Tax Break For Low-Income Families To Offset Potential Sales Tax Increase

Jun 12, 2018

There wasn’t enough agreement in the second special session for lawmakers to renew a sales tax increase in Louisiana, but the Legislature did manage to pass a tax break for low-income families.

Credit Wallis Watkins

Jan Moller is the executive director of the Louisiana Budget Project, an advocacy group that pushed for an increase to the state's Earned Income Tax Credit.

"If you are a low-income working family, and you go to file your tax return, the Earned Income Tax Credit essentially helps you get a bigger refund at the end of the year," says Moller.

About one in three taxpaying families in Louisiana qualify for the tax break, which on average gets them about $100 on their state return.
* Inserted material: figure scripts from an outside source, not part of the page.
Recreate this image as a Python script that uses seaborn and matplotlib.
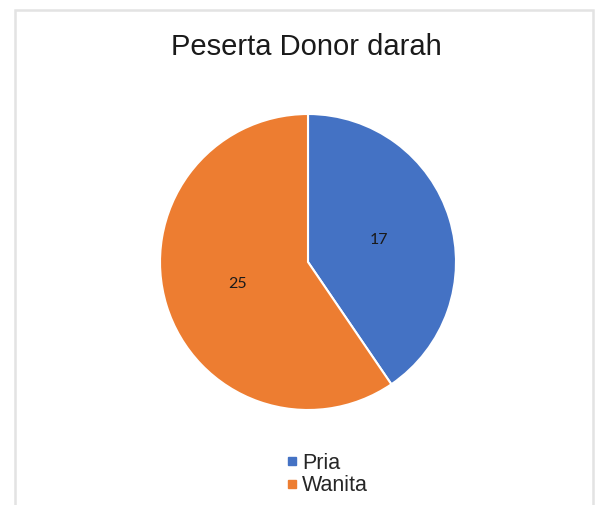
import matplotlib
matplotlib.use('Agg')
import matplotlib.pyplot as plt
import seaborn as sns
from matplotlib.lines import Line2D
from matplotlib.patches import Rectangle

categories = ['Pria', 'Wanita']
values = [17, 25]
colors = ['#4472C4', '#ED7D31']
title = 'Peserta Donor darah'

sns.set_theme(style='white')
plt.rcParams['font.family'] = ['Liberation Sans', 'DejaVu Sans']

W, H = 595, 505
fig = plt.figure(figsize=(W / 100, H / 100), dpi=100)
fig.patch.set_facecolor('white')

# chart border
fig.patches.append(Rectangle((15 / W, -0.05), (593 - 15) / W, 1.05 - 10 / H,
                             transform=fig.transFigure, fill=False,
                             edgecolor='#e3e3e3', linewidth=1.8))

ax = fig.add_axes([160 / W, 95 / H, 296 / W, 296 / H])
wedges, texts = ax.pie(values, colors=colors, startangle=90, counterclock=False,
                       labels=[str(v) for v in values], labeldistance=0.5,
                       wedgeprops=dict(edgecolor='white', linewidth=1.5),
                       textprops=dict(fontsize=11.5, color='#1a1a1a', family=['Lato', 'DejaVu Sans']))
for t in texts:
    t.set_ha('center')
    t.set_va('center')
ax.set_xlim(-1, 1)
ax.set_ylim(-1, 1)
ax.set_aspect('equal')

fig.text(306 / W, 1 - 55 / H, title, ha='center', va='baseline', fontsize=21, color='#1a1a1a')

handles = [Line2D([], [], marker='s', linestyle='', color=c, markersize=6) for c in colors]
fig.legend(handles, categories, loc='upper left', bbox_to_anchor=(286 / W, 1 - 453 / H),
           frameon=False, fontsize=15.5, handlelength=0.6, handletextpad=0.15,
           labelspacing=0.05, borderpad=0, borderaxespad=0)

fig.savefig('out.png', dpi=100)
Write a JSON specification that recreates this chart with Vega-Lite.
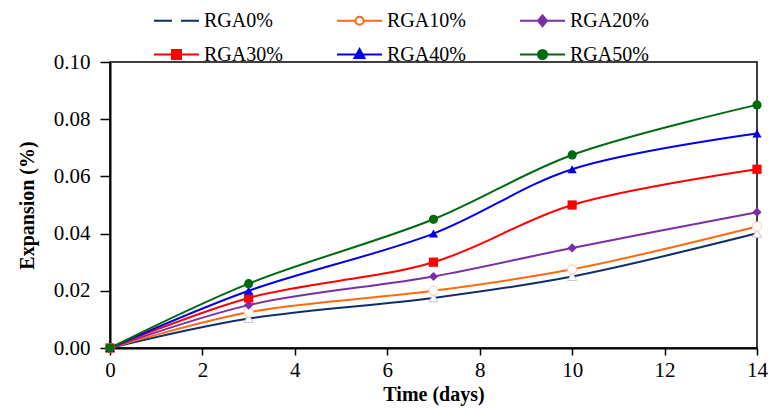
{
  "$schema": "https://vega.github.io/schema/vega-lite/v6.json",
  "autosize": "none",
  "width": 647,
  "height": 286,
  "padding": {"left": 110, "top": 62, "right": 12, "bottom": 64},
  "background": "white",
  "config": {
    "font": "Liberation Serif",
    "view": {"stroke": "black", "strokeWidth": 1.5},
    "legend": {"labelFont": "Liberation Serif"},
    "axis": {"grid": false, "domainColor": "black", "domainWidth": 2, "ticks": true, "tickColor": "black", "tickWidth": 1.5, "labelColor": "black", "titleColor": "black", "labelFont": "Liberation Serif", "titleFont": "Liberation Serif", "labelFontSize": 21, "titleFontSize": 20, "titleFontWeight": "bold", "labelFlush": false}
  },
  "data": {
    "values": [
      {"series": "RGA0%", "day": 0, "value": 0},
      {"series": "RGA0%", "day": 3, "value": 0.0103},
      {"series": "RGA0%", "day": 7, "value": 0.0175},
      {"series": "RGA0%", "day": 10, "value": 0.025},
      {"series": "RGA0%", "day": 14, "value": 0.0401},
      {"series": "RGA10%", "day": 0, "value": 0},
      {"series": "RGA10%", "day": 3, "value": 0.0125},
      {"series": "RGA10%", "day": 7, "value": 0.02},
      {"series": "RGA10%", "day": 10, "value": 0.0275},
      {"series": "RGA10%", "day": 14, "value": 0.0425},
      {"series": "RGA20%", "day": 0, "value": 0},
      {"series": "RGA20%", "day": 3, "value": 0.015},
      {"series": "RGA20%", "day": 7, "value": 0.025},
      {"series": "RGA20%", "day": 10, "value": 0.035},
      {"series": "RGA20%", "day": 14, "value": 0.0475},
      {"series": "RGA30%", "day": 0, "value": 0},
      {"series": "RGA30%", "day": 3, "value": 0.0175},
      {"series": "RGA30%", "day": 7, "value": 0.03},
      {"series": "RGA30%", "day": 10, "value": 0.05},
      {"series": "RGA30%", "day": 14, "value": 0.0625},
      {"series": "RGA40%", "day": 0, "value": 0},
      {"series": "RGA40%", "day": 3, "value": 0.02},
      {"series": "RGA40%", "day": 7, "value": 0.04},
      {"series": "RGA40%", "day": 10, "value": 0.0625},
      {"series": "RGA40%", "day": 14, "value": 0.075},
      {"series": "RGA50%", "day": 0, "value": 0},
      {"series": "RGA50%", "day": 3, "value": 0.0225},
      {"series": "RGA50%", "day": 7, "value": 0.045},
      {"series": "RGA50%", "day": 10, "value": 0.0675},
      {"series": "RGA50%", "day": 14, "value": 0.085}
    ]
  },
  "encoding": {
    "x": {"field": "day", "type": "quantitative", "scale": {"domain": [0, 14], "nice": false, "zero": false}, "axis": {"values": [0, 2, 4, 6, 8, 10, 12, 14], "title": "Time (days)", "tickSize": 7, "labelPadding": 4, "titlePadding": 4}},
    "y": {"field": "value", "type": "quantitative", "scale": {"domain": [0, 0.1], "nice": false}, "axis": {"values": [0, 0.02, 0.04, 0.06, 0.08, 0.1], "format": ".2f", "title": "Expansion (%)", "tickSize": 10, "labelPadding": 10, "titlePadding": 16}}
  },
  "layer": [
    {
      "mark": {"type": "line", "interpolate": "catmull-rom", "strokeWidth": 2},
      "encoding": {
        "color": {
          "field": "series", "type": "nominal",
          "scale": {"domain": ["RGA0%", "RGA10%", "RGA20%", "RGA30%", "RGA40%", "RGA50%"], "range": ["#0F2D6B", "#FF6A10", "#7B2FA6", "#FF0000", "#0000E6", "#006A10"]},
          "legend": {
            "title": null,
            "orient": "none",
            "legendX": 43,
            "legendY": -65,
            "direction": "horizontal",
            "columns": 3,
            "columnPadding": 50,
            "rowPadding": -9,
            "symbolSize": 2025,
            "symbolStrokeWidth": 2,
            "labelFontSize": 20,
            "labelFont": "Liberation Serif",
            "labelColor": "black",
            "labelOffset": 4,
            "labelLimit": 200,
            "encode": {
              "symbols": {
                "update": {
                  "shape": {"signal": "datum.value == 'RGA0%' ? 'M-1,0H-0.2M0.2,0H1' : datum.value == 'RGA10%' ? 'M-1,0H-0.18M0.18,0H1M-0.18,0A0.18,0.18 0 1,0 0.18,0A0.18,0.18 0 1,0 -0.18,0Z' : datum.value == 'RGA20%' ? 'M-1,0H1M0,-0.24L0.2,0L0,0.24L-0.2,0Z' : datum.value == 'RGA30%' ? 'M-1,0H1M-0.2,-0.2H0.2V0.2H-0.2Z' : datum.value == 'RGA40%' ? 'M-1,0H1M0,-0.24L0.22,0.16H-0.22Z' : 'M-1,0H1M-0.2,0A0.2,0.2 0 1,0 0.2,0A0.2,0.2 0 1,0 -0.2,0Z'"},
                  "fill": {"signal": "datum.value == 'RGA0%' || datum.value == 'RGA10%' ? 'white' : scale('color', datum.value)"},
                  "fillOpacity": {"value": 1},
                  "strokeWidth": {"value": 2}
                }
              }
            }
          }
        }
      }
    },
    {
      "transform": [{"filter": "datum.series == 'RGA0%'"}],
      "mark": {"type": "point", "shape": "triangle-up", "filled": false, "fill": "white", "stroke": "#C8C8DC", "strokeWidth": 1, "opacity": 1, "size": 85}
    },
    {
      "transform": [{"filter": "datum.series == 'RGA10%'"}],
      "mark": {"type": "point", "shape": "circle", "filled": false, "fill": "white", "stroke": "#FFC8A8", "strokeWidth": 1, "opacity": 1, "size": 85}
    },
    {
      "transform": [{"filter": "datum.series == 'RGA20%'"}],
      "mark": {"type": "point", "shape": "diamond", "filled": true, "color": "#7B2FA6", "opacity": 1, "size": 85}
    },
    {
      "transform": [{"filter": "datum.series == 'RGA30%'"}],
      "mark": {"type": "point", "shape": "square", "filled": true, "color": "#FF0000", "opacity": 1, "size": 85}
    },
    {
      "transform": [{"filter": "datum.series == 'RGA40%'"}],
      "mark": {"type": "point", "shape": "triangle-up", "filled": true, "color": "#0000E6", "opacity": 1, "size": 85}
    },
    {
      "transform": [{"filter": "datum.series == 'RGA50%'"}],
      "mark": {"type": "point", "shape": "circle", "filled": true, "color": "#006A10", "opacity": 1, "size": 85}
    }
  ]
}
Legislators voted to increase the EITC, giving qualifying families about $40 more.

The tax break was key to members of the Legislative Black Caucus, who say relying on sales tax to fix the budget shortfall puts a bigger burden on low-income families.

"Low-income families tend to spend everything that comes in their paycheck, and so they spend a higher percentage of their income on sales taxes than a family that makes a couple of hundred thousand dollars a year," says Moller.

Democrats support the EITC as a way to even out the sales tax burden.

"Expanding the EITC is a way to get some relief, some of that money back to low-income working families who need the tax relief the most," Moller adds.

Critics pointed out that this will actually cost the state about $20 million a year, at a time when state services are facing major cuts. Moller argues it’s money well spent, because it goes back into Louisiana’s economy.

"This is gonna pay for groceries, school supplies, car repairs, things that people need to live their day-to-day life," he says.

The increase will be temporary, starting next year and ending in 2025.